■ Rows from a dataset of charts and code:

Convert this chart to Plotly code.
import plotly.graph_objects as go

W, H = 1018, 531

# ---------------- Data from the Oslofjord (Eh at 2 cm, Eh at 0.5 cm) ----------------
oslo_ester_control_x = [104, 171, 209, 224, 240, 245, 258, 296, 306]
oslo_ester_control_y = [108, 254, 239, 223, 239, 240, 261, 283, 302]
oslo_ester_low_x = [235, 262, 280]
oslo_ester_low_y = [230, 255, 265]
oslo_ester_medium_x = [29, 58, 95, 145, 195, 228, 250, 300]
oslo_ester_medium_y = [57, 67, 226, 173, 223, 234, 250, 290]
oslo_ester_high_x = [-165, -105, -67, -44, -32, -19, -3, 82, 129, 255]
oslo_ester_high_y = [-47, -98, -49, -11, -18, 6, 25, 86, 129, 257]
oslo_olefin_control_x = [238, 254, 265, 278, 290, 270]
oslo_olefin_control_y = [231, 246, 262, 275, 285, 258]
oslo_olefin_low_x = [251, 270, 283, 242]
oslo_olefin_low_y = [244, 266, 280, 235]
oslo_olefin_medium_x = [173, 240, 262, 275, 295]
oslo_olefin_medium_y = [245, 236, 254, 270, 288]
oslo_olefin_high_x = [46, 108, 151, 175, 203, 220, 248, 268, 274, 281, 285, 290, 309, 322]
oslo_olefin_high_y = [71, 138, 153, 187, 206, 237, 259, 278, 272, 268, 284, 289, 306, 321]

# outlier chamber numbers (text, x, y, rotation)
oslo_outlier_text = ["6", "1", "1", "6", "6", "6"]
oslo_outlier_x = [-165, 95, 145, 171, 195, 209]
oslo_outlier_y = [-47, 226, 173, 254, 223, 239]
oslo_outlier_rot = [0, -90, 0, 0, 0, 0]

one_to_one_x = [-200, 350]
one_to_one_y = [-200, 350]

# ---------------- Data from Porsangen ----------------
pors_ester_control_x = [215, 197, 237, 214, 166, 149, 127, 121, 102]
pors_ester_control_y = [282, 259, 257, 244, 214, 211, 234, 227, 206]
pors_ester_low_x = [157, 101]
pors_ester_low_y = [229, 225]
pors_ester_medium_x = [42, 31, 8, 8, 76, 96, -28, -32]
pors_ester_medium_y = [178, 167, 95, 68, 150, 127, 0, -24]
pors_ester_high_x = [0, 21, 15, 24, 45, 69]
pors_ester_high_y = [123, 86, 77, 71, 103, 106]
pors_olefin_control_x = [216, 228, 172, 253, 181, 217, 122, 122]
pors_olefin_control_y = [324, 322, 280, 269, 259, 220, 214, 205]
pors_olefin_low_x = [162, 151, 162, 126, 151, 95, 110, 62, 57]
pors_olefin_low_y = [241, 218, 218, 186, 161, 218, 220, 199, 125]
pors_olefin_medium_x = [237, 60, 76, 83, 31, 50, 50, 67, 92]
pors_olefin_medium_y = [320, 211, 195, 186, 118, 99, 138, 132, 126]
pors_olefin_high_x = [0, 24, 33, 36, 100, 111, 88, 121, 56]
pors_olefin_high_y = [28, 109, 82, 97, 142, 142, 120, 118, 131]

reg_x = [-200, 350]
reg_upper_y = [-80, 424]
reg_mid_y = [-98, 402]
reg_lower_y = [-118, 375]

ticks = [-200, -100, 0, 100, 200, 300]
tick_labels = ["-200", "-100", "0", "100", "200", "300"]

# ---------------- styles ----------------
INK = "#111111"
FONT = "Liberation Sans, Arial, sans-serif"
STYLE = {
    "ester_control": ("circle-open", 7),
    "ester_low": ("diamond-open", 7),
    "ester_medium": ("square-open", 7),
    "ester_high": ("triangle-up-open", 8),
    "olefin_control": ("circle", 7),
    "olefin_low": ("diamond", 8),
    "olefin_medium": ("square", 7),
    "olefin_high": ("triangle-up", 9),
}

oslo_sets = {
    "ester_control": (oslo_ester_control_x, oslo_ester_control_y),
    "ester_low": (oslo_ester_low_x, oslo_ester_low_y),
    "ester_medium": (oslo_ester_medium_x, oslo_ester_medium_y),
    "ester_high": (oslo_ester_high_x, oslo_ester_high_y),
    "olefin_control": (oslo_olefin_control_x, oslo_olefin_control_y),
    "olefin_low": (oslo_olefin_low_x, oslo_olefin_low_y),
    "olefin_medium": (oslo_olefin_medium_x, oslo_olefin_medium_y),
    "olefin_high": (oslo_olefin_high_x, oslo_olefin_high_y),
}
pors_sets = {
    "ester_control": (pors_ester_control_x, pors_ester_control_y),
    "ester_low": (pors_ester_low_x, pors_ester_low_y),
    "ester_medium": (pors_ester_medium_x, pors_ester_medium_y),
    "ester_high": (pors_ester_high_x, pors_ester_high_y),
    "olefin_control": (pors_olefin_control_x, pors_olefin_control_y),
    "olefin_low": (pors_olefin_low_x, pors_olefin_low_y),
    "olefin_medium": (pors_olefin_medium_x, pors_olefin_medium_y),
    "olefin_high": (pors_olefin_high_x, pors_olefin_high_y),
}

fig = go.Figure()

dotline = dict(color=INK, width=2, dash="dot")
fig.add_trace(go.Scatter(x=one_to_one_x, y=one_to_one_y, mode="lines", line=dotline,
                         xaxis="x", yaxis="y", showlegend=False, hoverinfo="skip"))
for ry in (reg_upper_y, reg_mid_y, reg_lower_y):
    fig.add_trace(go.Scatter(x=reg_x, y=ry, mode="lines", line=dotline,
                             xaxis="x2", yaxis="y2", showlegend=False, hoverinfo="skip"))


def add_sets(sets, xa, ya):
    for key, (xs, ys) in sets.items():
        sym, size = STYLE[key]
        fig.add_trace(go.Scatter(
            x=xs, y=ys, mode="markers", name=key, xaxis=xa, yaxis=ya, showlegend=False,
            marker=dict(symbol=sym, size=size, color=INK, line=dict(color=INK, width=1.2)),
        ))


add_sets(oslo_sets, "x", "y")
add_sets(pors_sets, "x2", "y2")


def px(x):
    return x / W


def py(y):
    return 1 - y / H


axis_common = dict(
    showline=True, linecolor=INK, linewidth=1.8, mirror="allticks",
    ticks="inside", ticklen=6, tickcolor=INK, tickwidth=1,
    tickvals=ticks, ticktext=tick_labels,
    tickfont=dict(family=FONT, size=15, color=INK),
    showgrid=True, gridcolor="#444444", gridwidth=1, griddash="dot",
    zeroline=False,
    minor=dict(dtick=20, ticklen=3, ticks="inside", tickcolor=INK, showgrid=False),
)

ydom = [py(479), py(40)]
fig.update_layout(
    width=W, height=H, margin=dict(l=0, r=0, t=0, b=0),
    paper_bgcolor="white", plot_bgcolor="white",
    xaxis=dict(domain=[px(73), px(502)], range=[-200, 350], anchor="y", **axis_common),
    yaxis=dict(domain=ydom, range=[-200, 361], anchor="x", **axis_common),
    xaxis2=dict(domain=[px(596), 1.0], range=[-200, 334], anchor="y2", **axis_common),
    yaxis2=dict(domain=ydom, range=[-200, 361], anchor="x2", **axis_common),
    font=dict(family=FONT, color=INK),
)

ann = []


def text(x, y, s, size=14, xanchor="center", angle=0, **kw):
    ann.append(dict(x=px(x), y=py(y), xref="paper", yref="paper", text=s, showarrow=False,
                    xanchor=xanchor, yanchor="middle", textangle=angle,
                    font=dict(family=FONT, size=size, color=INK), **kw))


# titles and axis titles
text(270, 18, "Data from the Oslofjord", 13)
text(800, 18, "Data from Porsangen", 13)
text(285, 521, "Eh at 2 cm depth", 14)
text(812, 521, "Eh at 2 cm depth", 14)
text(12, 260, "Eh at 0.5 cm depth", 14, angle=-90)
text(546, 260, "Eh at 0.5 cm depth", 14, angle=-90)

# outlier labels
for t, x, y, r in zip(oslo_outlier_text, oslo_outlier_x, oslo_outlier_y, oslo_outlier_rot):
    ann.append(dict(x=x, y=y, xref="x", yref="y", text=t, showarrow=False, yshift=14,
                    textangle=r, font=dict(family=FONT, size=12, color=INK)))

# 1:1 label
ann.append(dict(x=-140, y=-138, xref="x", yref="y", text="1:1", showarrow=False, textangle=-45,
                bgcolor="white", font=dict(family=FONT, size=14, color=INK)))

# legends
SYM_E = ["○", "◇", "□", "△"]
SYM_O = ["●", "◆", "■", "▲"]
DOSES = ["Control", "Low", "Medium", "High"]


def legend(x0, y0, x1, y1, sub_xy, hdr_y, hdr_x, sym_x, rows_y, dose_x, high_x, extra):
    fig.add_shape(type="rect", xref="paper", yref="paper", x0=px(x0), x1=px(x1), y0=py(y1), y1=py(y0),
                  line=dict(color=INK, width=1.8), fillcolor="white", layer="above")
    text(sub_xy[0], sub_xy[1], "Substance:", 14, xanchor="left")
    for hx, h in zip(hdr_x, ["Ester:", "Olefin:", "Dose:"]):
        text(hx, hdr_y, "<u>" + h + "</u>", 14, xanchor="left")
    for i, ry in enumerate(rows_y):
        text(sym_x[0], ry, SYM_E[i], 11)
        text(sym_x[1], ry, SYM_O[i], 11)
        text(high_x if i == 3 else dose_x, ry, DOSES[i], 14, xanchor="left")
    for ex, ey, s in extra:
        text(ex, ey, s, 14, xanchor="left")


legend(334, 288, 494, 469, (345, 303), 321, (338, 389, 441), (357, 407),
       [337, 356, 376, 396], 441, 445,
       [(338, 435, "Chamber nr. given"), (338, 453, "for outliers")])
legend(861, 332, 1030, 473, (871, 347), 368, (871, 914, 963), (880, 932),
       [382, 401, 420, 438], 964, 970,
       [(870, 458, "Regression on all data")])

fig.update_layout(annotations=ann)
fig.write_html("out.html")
==
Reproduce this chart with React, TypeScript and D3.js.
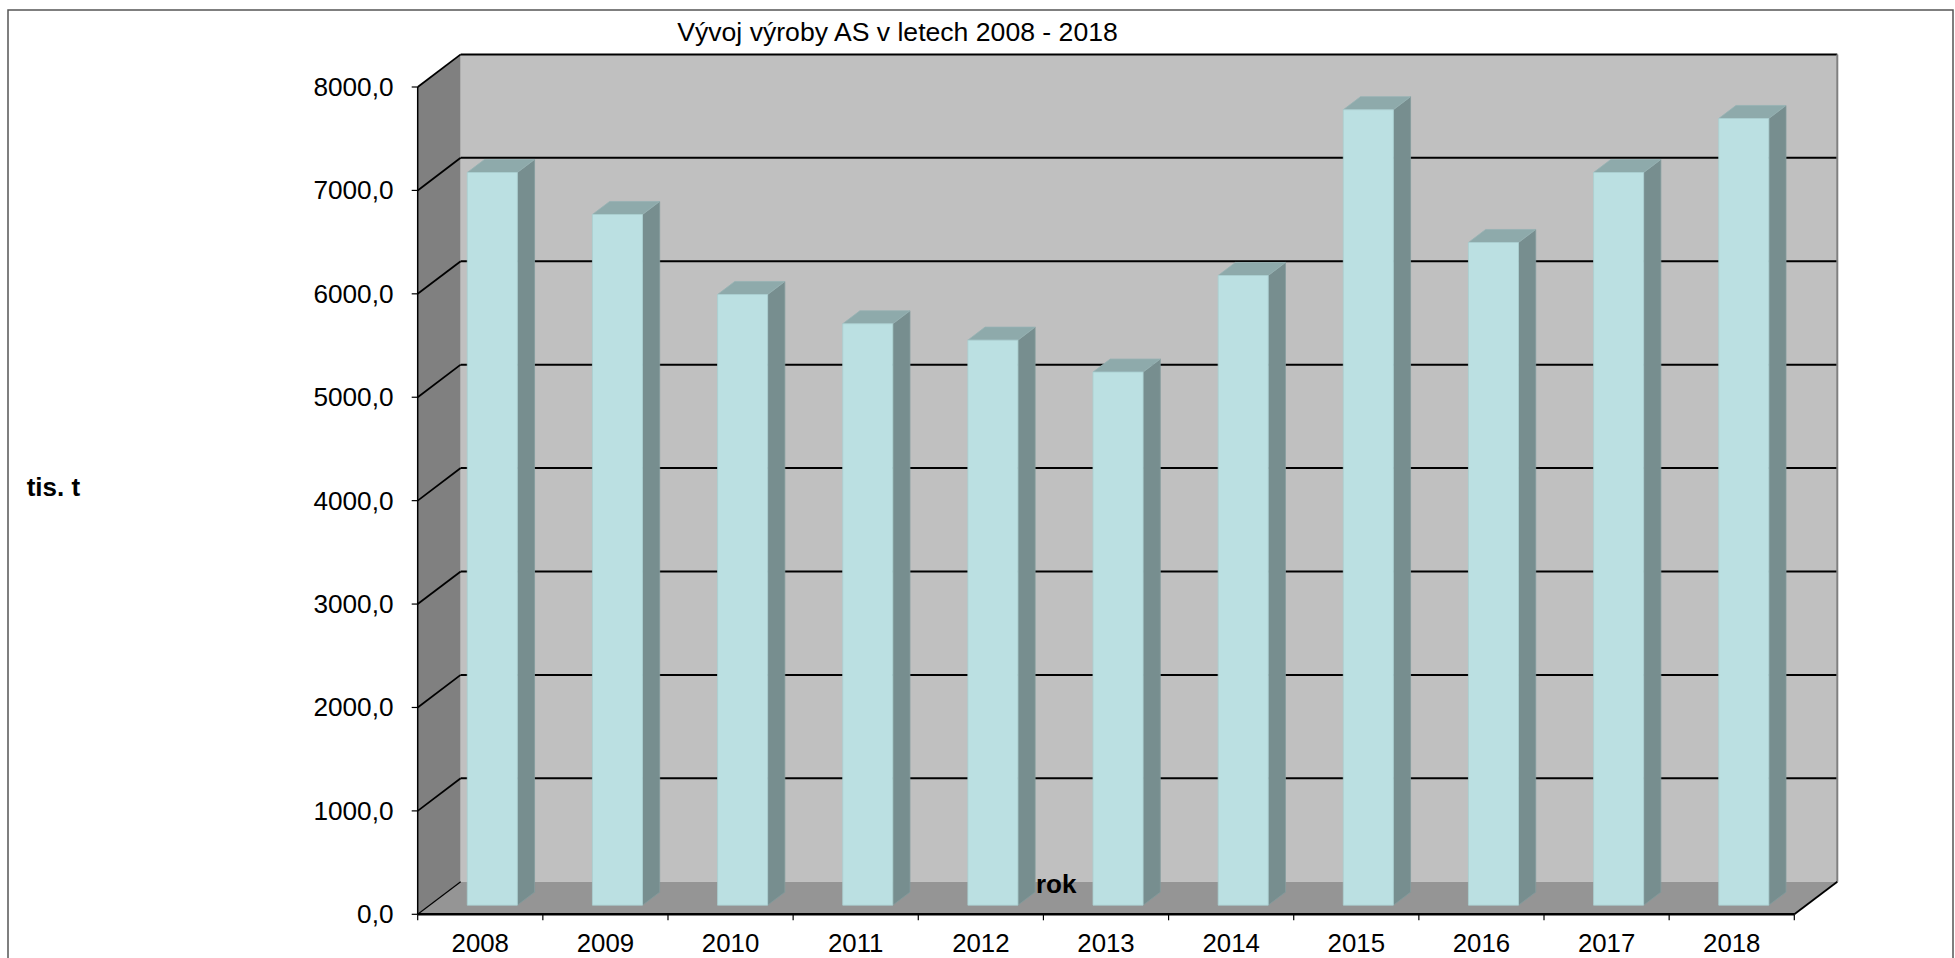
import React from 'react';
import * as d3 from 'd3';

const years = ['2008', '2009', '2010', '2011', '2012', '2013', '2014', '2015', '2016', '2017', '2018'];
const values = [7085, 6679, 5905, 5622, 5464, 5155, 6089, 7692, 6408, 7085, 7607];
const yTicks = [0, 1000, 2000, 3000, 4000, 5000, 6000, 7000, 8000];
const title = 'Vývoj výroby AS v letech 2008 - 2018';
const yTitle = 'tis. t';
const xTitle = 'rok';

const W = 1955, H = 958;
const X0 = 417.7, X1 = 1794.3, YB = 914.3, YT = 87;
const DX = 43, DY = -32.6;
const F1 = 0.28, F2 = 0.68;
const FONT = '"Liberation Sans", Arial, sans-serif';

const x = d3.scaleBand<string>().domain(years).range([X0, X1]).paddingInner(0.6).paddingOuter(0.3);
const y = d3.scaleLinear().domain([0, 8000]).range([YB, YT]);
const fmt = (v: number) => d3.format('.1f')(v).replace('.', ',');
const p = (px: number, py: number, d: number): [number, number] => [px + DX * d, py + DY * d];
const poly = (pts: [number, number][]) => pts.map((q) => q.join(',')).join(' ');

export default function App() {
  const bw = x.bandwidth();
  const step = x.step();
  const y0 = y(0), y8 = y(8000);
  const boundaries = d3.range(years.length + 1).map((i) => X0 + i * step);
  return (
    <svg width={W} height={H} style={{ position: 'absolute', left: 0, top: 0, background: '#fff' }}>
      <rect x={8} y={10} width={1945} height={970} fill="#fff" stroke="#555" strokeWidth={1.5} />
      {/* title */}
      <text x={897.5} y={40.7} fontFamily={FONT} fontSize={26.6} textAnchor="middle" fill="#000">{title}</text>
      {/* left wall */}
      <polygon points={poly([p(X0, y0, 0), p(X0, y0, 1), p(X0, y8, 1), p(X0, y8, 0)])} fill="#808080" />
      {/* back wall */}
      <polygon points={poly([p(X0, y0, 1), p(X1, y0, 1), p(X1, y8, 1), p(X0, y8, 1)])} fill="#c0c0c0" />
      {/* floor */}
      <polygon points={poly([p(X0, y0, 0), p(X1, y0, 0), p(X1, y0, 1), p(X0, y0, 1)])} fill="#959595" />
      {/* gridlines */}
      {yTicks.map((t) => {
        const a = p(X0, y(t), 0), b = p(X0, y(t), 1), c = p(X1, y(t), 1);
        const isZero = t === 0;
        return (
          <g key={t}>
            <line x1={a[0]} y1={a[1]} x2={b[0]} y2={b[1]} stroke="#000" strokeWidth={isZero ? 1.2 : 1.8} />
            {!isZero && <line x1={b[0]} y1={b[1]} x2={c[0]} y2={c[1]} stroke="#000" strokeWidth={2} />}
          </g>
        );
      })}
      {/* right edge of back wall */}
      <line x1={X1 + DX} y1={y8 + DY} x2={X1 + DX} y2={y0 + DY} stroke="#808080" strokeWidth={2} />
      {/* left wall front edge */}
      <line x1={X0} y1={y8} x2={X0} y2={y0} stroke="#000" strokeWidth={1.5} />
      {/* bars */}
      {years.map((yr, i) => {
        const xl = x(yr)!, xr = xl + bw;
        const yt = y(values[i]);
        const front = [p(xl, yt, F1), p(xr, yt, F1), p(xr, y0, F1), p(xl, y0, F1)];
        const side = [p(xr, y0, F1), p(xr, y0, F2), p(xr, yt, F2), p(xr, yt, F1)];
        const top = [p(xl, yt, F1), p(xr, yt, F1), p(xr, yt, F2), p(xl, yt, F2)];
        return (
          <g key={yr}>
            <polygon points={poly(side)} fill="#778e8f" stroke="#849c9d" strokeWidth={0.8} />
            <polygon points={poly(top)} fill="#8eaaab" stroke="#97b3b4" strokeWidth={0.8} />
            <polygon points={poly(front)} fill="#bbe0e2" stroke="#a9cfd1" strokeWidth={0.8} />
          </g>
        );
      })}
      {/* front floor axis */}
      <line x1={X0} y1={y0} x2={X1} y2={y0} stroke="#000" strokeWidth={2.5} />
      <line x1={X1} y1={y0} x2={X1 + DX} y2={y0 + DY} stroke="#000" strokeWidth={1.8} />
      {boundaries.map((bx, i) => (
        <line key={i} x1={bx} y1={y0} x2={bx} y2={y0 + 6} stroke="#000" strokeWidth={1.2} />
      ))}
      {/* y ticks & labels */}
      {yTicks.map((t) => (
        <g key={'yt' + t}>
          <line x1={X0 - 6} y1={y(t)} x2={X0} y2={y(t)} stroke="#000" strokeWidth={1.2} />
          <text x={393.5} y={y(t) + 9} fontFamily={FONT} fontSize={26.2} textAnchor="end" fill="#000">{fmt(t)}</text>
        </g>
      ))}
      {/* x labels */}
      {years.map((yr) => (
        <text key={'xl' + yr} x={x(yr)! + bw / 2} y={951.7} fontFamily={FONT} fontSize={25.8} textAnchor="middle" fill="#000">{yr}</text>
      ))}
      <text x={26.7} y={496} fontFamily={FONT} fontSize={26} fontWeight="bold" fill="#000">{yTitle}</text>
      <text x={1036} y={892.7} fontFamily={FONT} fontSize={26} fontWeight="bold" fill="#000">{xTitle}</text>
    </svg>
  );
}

■ Task requirements: Retype, exactly and in full, the lines above from the one containing "Convert this chart to Plotly code." through the one containing "one_to_one_y = [-200, 350]".

■ Written solution:
Convert this chart to Plotly code.
import plotly.graph_objects as go

W, H = 1018, 531

# ---------------- Data from the Oslofjord (Eh at 2 cm, Eh at 0.5 cm) ----------------
oslo_ester_control_x = [104, 171, 209, 224, 240, 245, 258, 296, 306]
oslo_ester_control_y = [108, 254, 239, 223, 239, 240, 261, 283, 302]
oslo_ester_low_x = [235, 262, 280]
oslo_ester_low_y = [230, 255, 265]
oslo_ester_medium_x = [29, 58, 95, 145, 195, 228, 250, 300]
oslo_ester_medium_y = [57, 67, 226, 173, 223, 234, 250, 290]
oslo_ester_high_x = [-165, -105, -67, -44, -32, -19, -3, 82, 129, 255]
oslo_ester_high_y = [-47, -98, -49, -11, -18, 6, 25, 86, 129, 257]
oslo_olefin_control_x = [238, 254, 265, 278, 290, 270]
oslo_olefin_control_y = [231, 246, 262, 275, 285, 258]
oslo_olefin_low_x = [251, 270, 283, 242]
oslo_olefin_low_y = [244, 266, 280, 235]
oslo_olefin_medium_x = [173, 240, 262, 275, 295]
oslo_olefin_medium_y = [245, 236, 254, 270, 288]
oslo_olefin_high_x = [46, 108, 151, 175, 203, 220, 248, 268, 274, 281, 285, 290, 309, 322]
oslo_olefin_high_y = [71, 138, 153, 187, 206, 237, 259, 278, 272, 268, 284, 289, 306, 321]

# outlier chamber numbers (text, x, y, rotation)
oslo_outlier_text = ["6", "1", "1", "6", "6", "6"]
oslo_outlier_x = [-165, 95, 145, 171, 195, 209]
oslo_outlier_y = [-47, 226, 173, 254, 223, 239]
oslo_outlier_rot = [0, -90, 0, 0, 0, 0]

one_to_one_x = [-200, 350]
one_to_one_y = [-200, 350]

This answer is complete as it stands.